Their values are rooted in authenticity, even when it is ugly. They despise pretense, yet they are not immune to it-sometimes, they wear their suffering like a badge, mistaking self-destruction for profundity. Still, at their best, they understand that wisdom is not in the wound itself, but in how one carries it.
Relationships
They are magnetic but elusive. People are drawn to their depth, their intensity, their ability to see through facades-yet few can endure the weight of their emotional gravity for long. Their relationships are either profoundly intimate or frustratingly distant; there is little middle ground.
They are the confidant, the one who listens to midnight confessions, who offers advice wrapped in poetry rather than platitudes. But they also struggle with vulnerability-they can dissect others’ pain with surgical precision yet retreat when their own wounds are exposed. Their love is fierce but complicated, often shadowed by an unconscious fear of being truly known.
Shadow
At their best, they are alchemists-transforming pain into wisdom, solitude into creativity, suffering into art. They have an uncanny ability to guide others through darkness because they have wandered there themselves. Their presence is a quiet force, a reminder that fragility and strength are not opposites but intertwined.

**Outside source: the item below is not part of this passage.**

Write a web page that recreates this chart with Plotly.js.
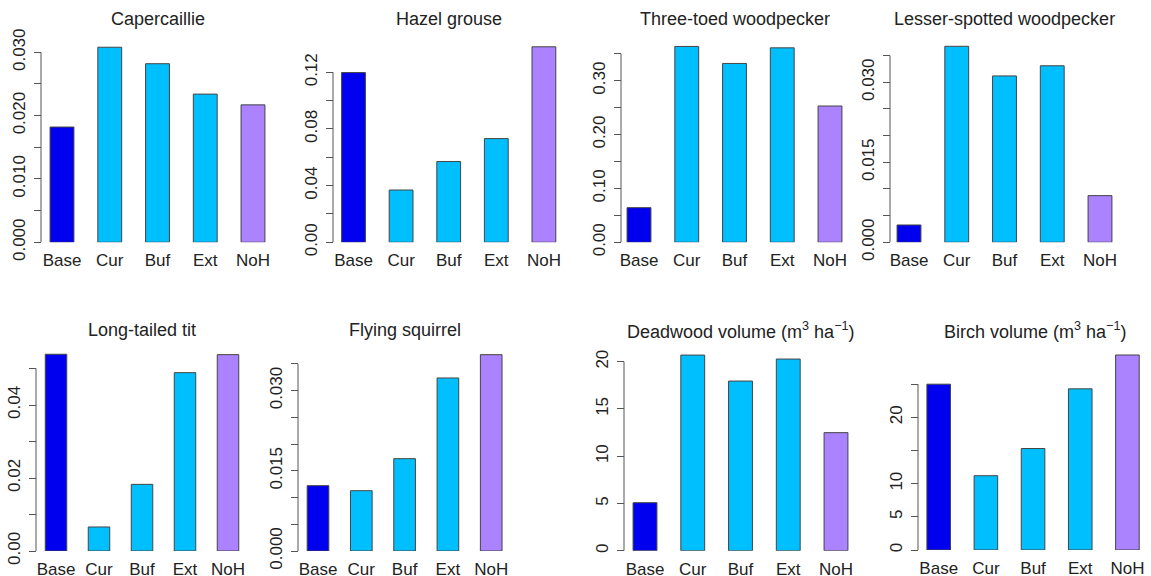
<!DOCTYPE html>
<html><head><meta charset="utf-8">
<script src="https://cdn.plot.ly/plotly-3.0.1.min.js"></script>
<style>body{margin:0;background:#fff}</style></head>
<body><div id="chart" style="width:1151px;height:576px"></div>
<script>
const categories = ["Base","Cur","Buf","Ext","NoH"];
const titles = ["Capercaillie","Hazel grouse","Three-toed woodpecker","Lesser-spotted woodpecker",
  "Long-tailed tit","Flying squirrel","Deadwood volume (m<sup>3</sup> ha<sup>\u22121</sup>)","Birch volume (m<sup>3</sup> ha<sup>\u22121</sup>)"];
const capercaillie = [0.0182,0.0308,0.0282,0.0234,0.0217];
const hazelGrouse = [0.1198,0.0369,0.0570,0.0732,0.1380];
const threeToed = [0.0643,0.3636,0.332,0.361,0.253];
const lesserSpotted = [0.00325,0.03675,0.0312,0.0331,0.00875];
const longTailed = [0.0539,0.00658,0.01826,0.04886,0.0538];
const flyingSquirrel = [0.01222,0.01128,0.01727,0.03236,0.03672];
const deadwood = [5.08,20.7,17.95,20.28,12.49];
const birch = [25.0,11.2,15.3,24.3,29.4];
const seriesList = [capercaillie,hazelGrouse,threeToed,lesserSpotted,longTailed,flyingSquirrel,deadwood,birch];
const tickVals = [
  [0,0.005,0.01,0.015,0.02,0.025,0.03],
  [0,0.02,0.04,0.06,0.08,0.1,0.12],
  [0,0.05,0.1,0.15,0.2,0.25,0.3,0.35],
  [0,0.005,0.01,0.015,0.02,0.025,0.03,0.035],
  [0,0.01,0.02,0.03,0.04,0.05],
  [0,0.005,0.01,0.015,0.02,0.025,0.03,0.035],
  [0,5,10,15,20],
  [0,5,10,15,20,25]];
const tickTexts = [
  ["0.000","","0.010","","0.020","","0.030"],
  ["0.00","","0.04","","0.08","","0.12"],
  ["0.00","","0.10","","0.20","","0.30",""],
  ["0.000","","","0.015","","","0.030",""],
  ["0.00","","0.02","","0.04",""],
  ["0.000","","","0.015","","","0.030",""],
  ["0","5","10","15","20"],
  ["0","5","10","","20",""]];
const colors = ["#0000EE","#00BFFF","#00BFFF","#00BFFF","#AB82FF"];

// layout geometry (pixels)
const W=1151,H=576;
const axisPx = [41,333,621,890,36,298,624,918];
const center0 = [62,353.5,639,909,56,318,645,939];
const spacing = [47.75,47.6,47.75,47.75,43,43.3,47.75,47.75];
const zeroPx = [242.3,242.3,242.3,242.3,551,551,550.7,550];
const pxPerUnit = [6333,1416.7,538.7,5333,3650,5347,9.45,6.633];
const topPx = [40,40,40,40,350,350,350,350];
const titleY = [19,19,19,19,330,330,330,330];

const data=[], layout={width:W,height:H,margin:{l:0,r:0,t:0,b:0},showlegend:false,
  paper_bgcolor:"#fff",plot_bgcolor:"#fff",bargap:0.5,
  font:{family:"Liberation Sans, Arial, sans-serif",size:17,color:"#222"},
  shapes:[],annotations:[]};
for(let i=0;i<8;i++){
  const k=i+1, xa='x'+(k===1?'':k), ya='y'+(k===1?'':k);
  data.push({type:'bar',x:categories,y:seriesList[i],xaxis:xa,yaxis:ya,
    marker:{color:colors,line:{color:'#444',width:1}},hoverinfo:'x+y'});
  const l=center0[i]-0.5*spacing[i], r=center0[i]+4.5*spacing[i];
  const yb=1-zeroPx[i]/H, yt=1-topPx[i]/H;
  const top=(zeroPx[i]-topPx[i])/pxPerUnit[i];
  layout['xaxis'+(k===1?'':k)]={domain:[l/W,r/W],anchor:ya,range:[-0.5,4.5],showline:false,
    ticks:'',showgrid:false,zeroline:false,tickfont:{size:17,color:'#222'},ticklabelstandoff:6,fixedrange:true};
  layout['yaxis'+(k===1?'':k)]={domain:[yb,yt],anchor:'free',position:axisPx[i]/W,range:[0,top],
    tickvals:tickVals[i],ticktext:tickTexts[i],ticks:'outside',ticklen:7,tickcolor:'#555',
    tickangle:-90,showgrid:false,zeroline:false,showline:false,tickfont:{size:17,color:'#222'},
    ticklabelstandoff:2,fixedrange:true};
  const tv=tickVals[i];
  layout.shapes.push({type:'line',xref:'paper',yref:ya,x0:axisPx[i]/W,x1:axisPx[i]/W,y0:0,y1:tv[tv.length-1],
    line:{color:'#555',width:1}});
  layout.annotations.push({xref:'paper',yref:'paper',x:(center0[i]+2*spacing[i])/W,y:1-titleY[i]/H,
    text:titles[i],showarrow:false,xanchor:'center',yanchor:'middle',font:{size:18,color:'#222'}});
}
Plotly.newPlot('chart',data,layout,{displayModeBar:false,staticPlot:true});
</script></body></html>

Yet their shadow is a labyrinth of self-sabotage. They romanticize suffering, sometimes mistaking it for identity. They can be melodramatic, indulgent, even manipulative-using their wounds as weapons or excuses. Their fear of superficiality can make them disdainful of joy, as if happiness were somehow less profound than sorrow.
Conclusion
Pathetique O’driu is not a scent for the faint of heart. It is leather and smoke, blood and ink, a fragrance that does not flinch from its own brutality. The one who wears it is both the wound and the suture, the poison and the antidote. They walk the edge of the abyss, not because they seek destruction, but because they know that only by staring into the dark can one truly see the light.
They are the Wounded Healer-forever torn between the desire to transcend and the temptation to drown. And in that tension, they find their strange, imperfect grace.